- **Record extracts**:
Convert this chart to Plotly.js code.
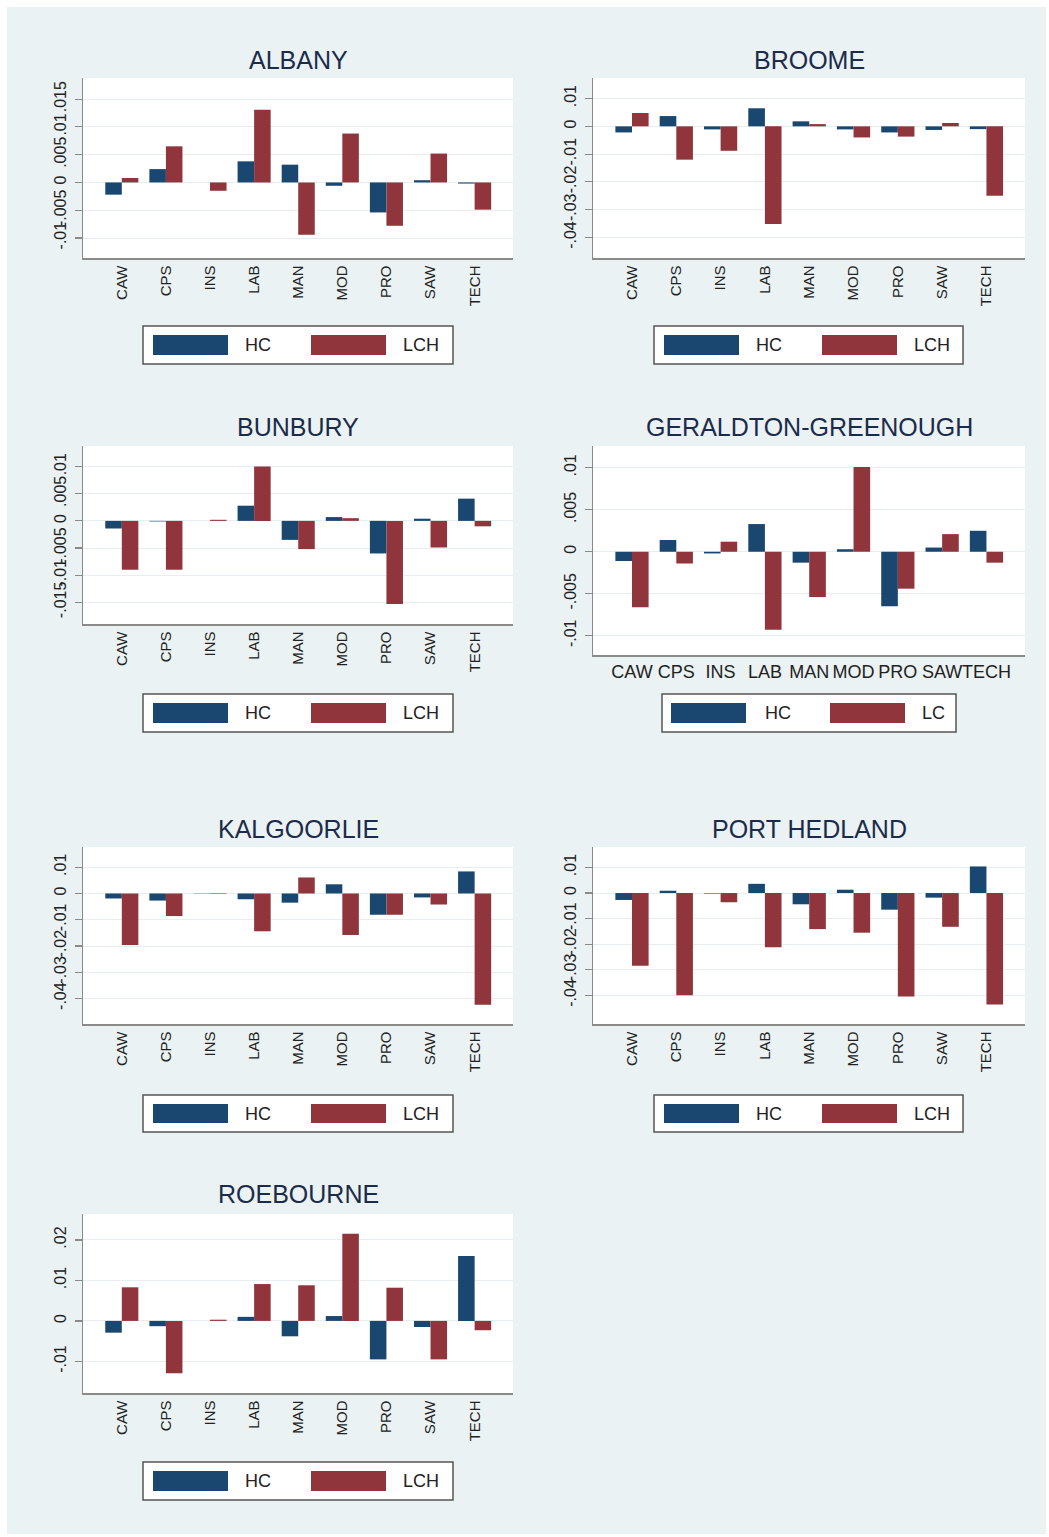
<!DOCTYPE html>
<html>
<head>
<meta charset="utf-8">
<script src="https://cdn.plot.ly/plotly-3.0.1.min.js"></script>
<style>
  html, body { margin:0; padding:0; background:#ffffff; }
  #bg { position:absolute; left:7px; top:7px; width:1039px; height:1527px; background:#eaf2f3; }
  #chart { position:absolute; left:0; top:0; width:1049px; height:1537px; }
</style>
</head>
<body>
<div id="bg"></div>
<div id="chart"></div>
<script>
// ---------------- DATA ----------------
const categories = ['CAW','CPS','INS','LAB','MAN','MOD','PRO','SAW','TECH'];

const albanyHC  = [-0.0022, 0.0024, 0.0000, 0.0038, 0.0032, -0.0006, -0.0054, 0.0004, -0.0002];
const albanyLCH = [ 0.0008, 0.0065, -0.0015, 0.0131, -0.0094, 0.0088, -0.0078, 0.0052, -0.0049];

const broomeHC  = [-0.0022, 0.0037, -0.0011, 0.0065, 0.0018, -0.0011, -0.0022, -0.0013, -0.0010];
const broomeLCH = [ 0.0048, -0.0120, -0.0088, -0.0352, 0.0008, -0.0040, -0.0037, 0.0012, -0.0250];

const bunburyHC  = [-0.0014, -0.0001, 0.0000, 0.0028, -0.0035, 0.0007, -0.0060, 0.0004, 0.0041];
const bunburyLCH = [-0.0090, -0.0090, 0.0002, 0.0100, -0.0052, 0.0005, -0.0153, -0.0049, -0.0010];

const geraldtonHC = [-0.0011, 0.0014, -0.0002, 0.0033, -0.0013, 0.0003, -0.0065, 0.0005, 0.0025];
const geraldtonLC = [-0.0066, -0.0014, 0.0012, -0.0093, -0.0054, 0.0101, -0.0044, 0.0021, -0.0013];

const kalgoorlieHC  = [-0.0019, -0.0027, -0.0001, -0.0022, -0.0035, 0.0035, -0.0081, -0.0015, 0.0084];
const kalgoorlieLCH = [-0.0196, -0.0086, -0.0002, -0.0144, 0.0061, -0.0158, -0.0081, -0.0042, -0.0424];

const portHedlandHC  = [-0.0027, 0.0009, -0.0002, 0.0036, -0.0044, 0.0013, -0.0065, -0.0018, 0.0104];
const portHedlandLCH = [-0.0284, -0.0400, -0.0036, -0.0212, -0.0141, -0.0155, -0.0404, -0.0132, -0.0436];

const roebourneHC  = [-0.0029, -0.0013, 0.0000, 0.0010, -0.0038, 0.0012, -0.0095, -0.0015, 0.0160];
const roebourneLCH = [ 0.0083, -0.0129, 0.0003, 0.0091, 0.0088, 0.0215, 0.0082, -0.0095, -0.0023];

// tick labels
const ticksAlbany  = [-0.01, -0.005, 0, 0.005, 0.01, 0.015];
const labelsAlbany = ['-.01', '-.005', '0', '.005', '.01', '.015'];
const ticksFour    = [-0.04, -0.03, -0.02, -0.01, 0, 0.01];
const labelsFour   = ['-.04', '-.03', '-.02', '-.01', '0', '.01'];
const ticksBunbury  = [-0.015, -0.01, -0.005, 0, 0.005, 0.01];
const labelsBunbury = ['-.015', '-.01', '-.005', '0', '.005', '.01'];
const ticksGeraldton  = [-0.01, -0.005, 0, 0.005, 0.01];
const labelsGeraldton = ['-.01', '-.005', '0', '.005', '.01'];
const ticksRoebourne  = [-0.01, 0, 0.01, 0.02];
const labelsRoebourne = ['-.01', '0', '.01', '.02'];

// ---------------- STYLE ----------------
const HC_COLOR = '#1a476f';
const LC_COLOR = '#90353b';
const FONT = 'Liberation Sans, Arial, Helvetica, sans-serif';
const W = 1049, H = 1537;
const fx = x => x / W;
const fy = y => 1 - y / H;

const panels = [
  {title:'ALBANY', hc:albanyHC, lc:albanyLCH, lcName:'LCH', x0:83, x1:513, y0:78, y1:258, yr:[-0.0136, 0.0188], tv:ticksAlbany, tt:labelsAlbany, ty:60,
   leg:{bx0:143, bx1:453, by0:326, by1:364, s1:153, t1:243, s2:311, t2:401}, rot:true},
  {title:'BROOME', hc:broomeHC, lc:broomeLCH, lcName:'LCH', x0:593, x1:1025, y0:78, y1:258, yr:[-0.0474, 0.0174], tv:ticksFour, tt:labelsFour, ty:60,
   leg:{bx0:654, bx1:963, by0:326, by1:364, s1:664, t1:754, s2:822, t2:912}, rot:true},
  {title:'BUNBURY', hc:bunburyHC, lc:bunburyLCH, lcName:'LCH', x0:83, x1:513, y0:446, y1:624, yr:[-0.019, 0.0138], tv:ticksBunbury, tt:labelsBunbury, ty:427,
   leg:{bx0:143, bx1:453, by0:694, by1:732, s1:153, t1:243, s2:311, t2:401}, rot:true},
  {title:'GERALDTON-GREENOUGH', hc:geraldtonHC, lc:geraldtonLC, lcName:'LC', x0:593, x1:1025, y0:446, y1:655, yr:[-0.0123, 0.0126], tv:ticksGeraldton, tt:labelsGeraldton, ty:427,
   leg:{bx0:662, bx1:956, by0:694, by1:732, s1:671, t1:763, s2:830, t2:920}, rot:false},
  {title:'KALGOORLIE', hc:kalgoorlieHC, lc:kalgoorlieLCH, lcName:'LCH', x0:83, x1:513, y0:847, y1:1024, yr:[-0.0497, 0.0177], tv:ticksFour, tt:labelsFour, ty:829,
   leg:{bx0:143, bx1:453, by0:1095, by1:1132, s1:153, t1:243, s2:311, t2:401}, rot:true},
  {title:'PORT HEDLAND', hc:portHedlandHC, lc:portHedlandLCH, lcName:'LCH', x0:593, x1:1025, y0:847, y1:1024, yr:[-0.0512, 0.018], tv:ticksFour, tt:labelsFour, ty:829,
   leg:{bx0:654, bx1:963, by0:1095, by1:1132, s1:664, t1:754, s2:822, t2:912}, rot:true},
  {title:'ROEBOURNE', hc:roebourneHC, lc:roebourneLCH, lcName:'LCH', x0:83, x1:513, y0:1214, y1:1393, yr:[-0.0178, 0.0264], tv:ticksRoebourne, tt:labelsRoebourne, ty:1194,
   leg:{bx0:143, bx1:453, by0:1462, by1:1500, s1:153, t1:243, s2:311, t2:401}, rot:true}
];

const traces = [];
const layout = {
  width: W, height: H,
  margin: {l:0, r:0, t:0, b:0, pad:0},
  paper_bgcolor: 'rgba(0,0,0,0)',
  plot_bgcolor: '#ffffff',
  barmode: 'group',
  bargap: 0.25,
  bargroupgap: 0,
  showlegend: false,
  font: {family: FONT, color: '#222222'},
  annotations: [],
  shapes: []
};

panels.forEach((p, i) => {
  const k = i === 0 ? '' : String(i + 1);
  const xa = 'x' + k, ya = 'y' + k;
  traces.push({type:'bar', name:'HC', x:categories, y:p.hc, xaxis:xa, yaxis:ya,
               marker:{color:HC_COLOR, line:{width:0}}, hoverinfo:'x+y'});
  traces.push({type:'bar', name:p.lcName, x:categories, y:p.lc, xaxis:xa, yaxis:ya,
               marker:{color:LC_COLOR, line:{width:0}}, hoverinfo:'x+y'});

  layout['xaxis' + k] = {
    domain:[fx(p.x0), fx(p.x1)], anchor:ya, type:'category',
    range:[-0.88, 8.87], showgrid:false, zeroline:false,
    showline:true, linecolor:'#8a8a8a', linewidth:1.5,
    ticks:'', tickangle: p.rot ? -90 : 0,
    tickfont:{family:FONT, size: p.rot ? 15 : 18, color:'#222222'},
    fixedrange:true
  };
  layout['yaxis' + k] = {
    domain:[fy(p.y1), fy(p.y0)], anchor:xa,
    range:p.yr, tickmode:'array', tickvals:p.tv, ticktext:p.tt,
    tickangle:-90, tickfont:{family:FONT, size:16, color:'#222222'},
    ticks:'outside', ticklen:7, tickcolor:'#8a8a8a', tickwidth:1.2,
    ticklabelstandoff:2,
    showgrid:true, gridcolor:'#e6eef0', gridwidth:1,
    zeroline:false, showline:true, linecolor:'#8a8a8a', linewidth:1.5,
    fixedrange:true
  };

  // title
  layout.annotations.push({
    text:p.title, xref:'paper', yref:'paper', x:fx((p.x0 + p.x1) / 2), y:fy(p.ty),
    xanchor:'center', yanchor:'middle', showarrow:false,
    font:{family:FONT, size:25, color:'#1c2b4a'}
  });

  // legend box and swatches
  const L = p.leg;
  layout.shapes.push({type:'rect', xref:'paper', yref:'paper',
    x0:fx(L.bx0), x1:fx(L.bx1), y0:fy(L.by1), y1:fy(L.by0),
    fillcolor:'#ffffff', line:{color:'#555555', width:1.5}});
  const sy0 = L.by0 + 9, sy1 = L.by1 - 9;
  layout.shapes.push({type:'rect', xref:'paper', yref:'paper',
    x0:fx(L.s1), x1:fx(L.s1 + 75), y0:fy(sy1), y1:fy(sy0),
    fillcolor:HC_COLOR, line:{width:0}});
  layout.shapes.push({type:'rect', xref:'paper', yref:'paper',
    x0:fx(L.s2), x1:fx(L.s2 + 75), y0:fy(sy1), y1:fy(sy0),
    fillcolor:LC_COLOR, line:{width:0}});
  const ly = fy((L.by0 + L.by1) / 2);
  layout.annotations.push({text:'HC', xref:'paper', yref:'paper', x:fx(L.t1), y:ly,
    xanchor:'left', yanchor:'middle', showarrow:false, font:{family:FONT, size:18, color:'#222222'}});
  layout.annotations.push({text:p.lcName, xref:'paper', yref:'paper', x:fx(L.t2), y:ly,
    xanchor:'left', yanchor:'middle', showarrow:false, font:{family:FONT, size:18, color:'#222222'}});
});

Plotly.newPlot('chart', traces, layout, {staticPlot:true, displayModeBar:false});
</script>
</body>
</html>
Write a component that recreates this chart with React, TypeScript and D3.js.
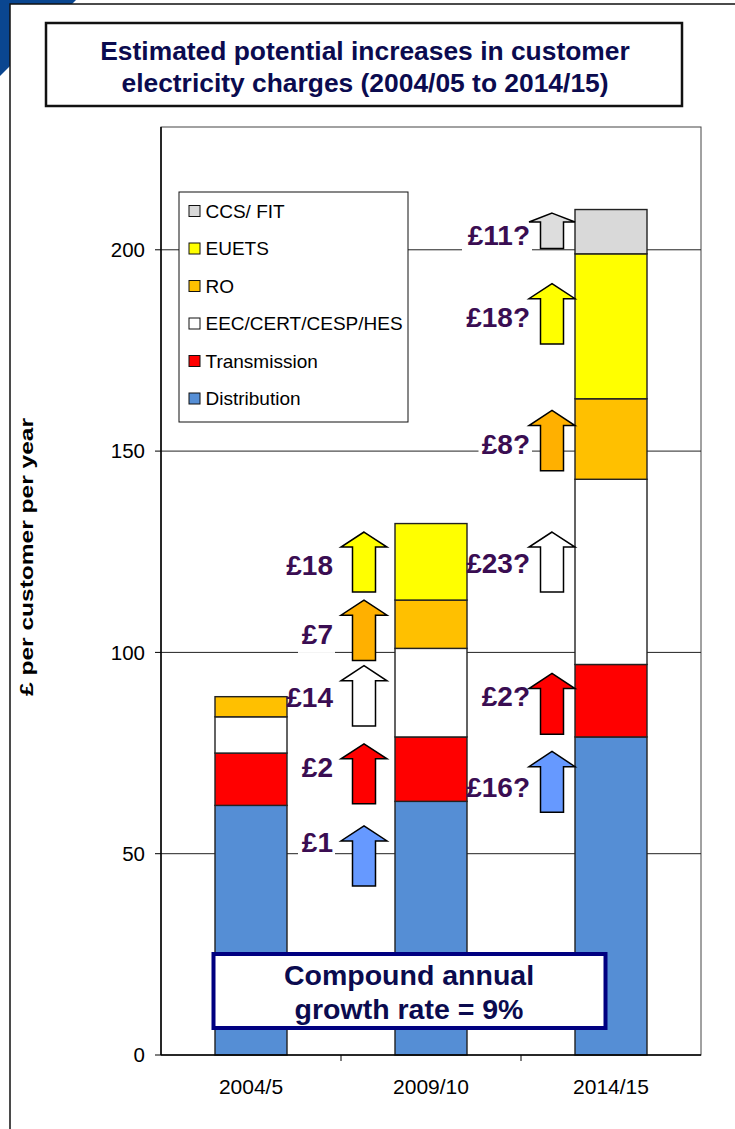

- **Your instructions**:
Which lines include "chart"? Copy each of them out.

- **Written solution**:
Convert this chart to Plotly.js code.
  #chart { position:absolute; left:0; top:0; width:1049px; height:1537px; }
<div id="chart"></div>
Plotly.newPlot('chart', traces, layout, {staticPlot:true, displayModeBar:false});
Write a component that recreates this chart with React, TypeScript and D3.js.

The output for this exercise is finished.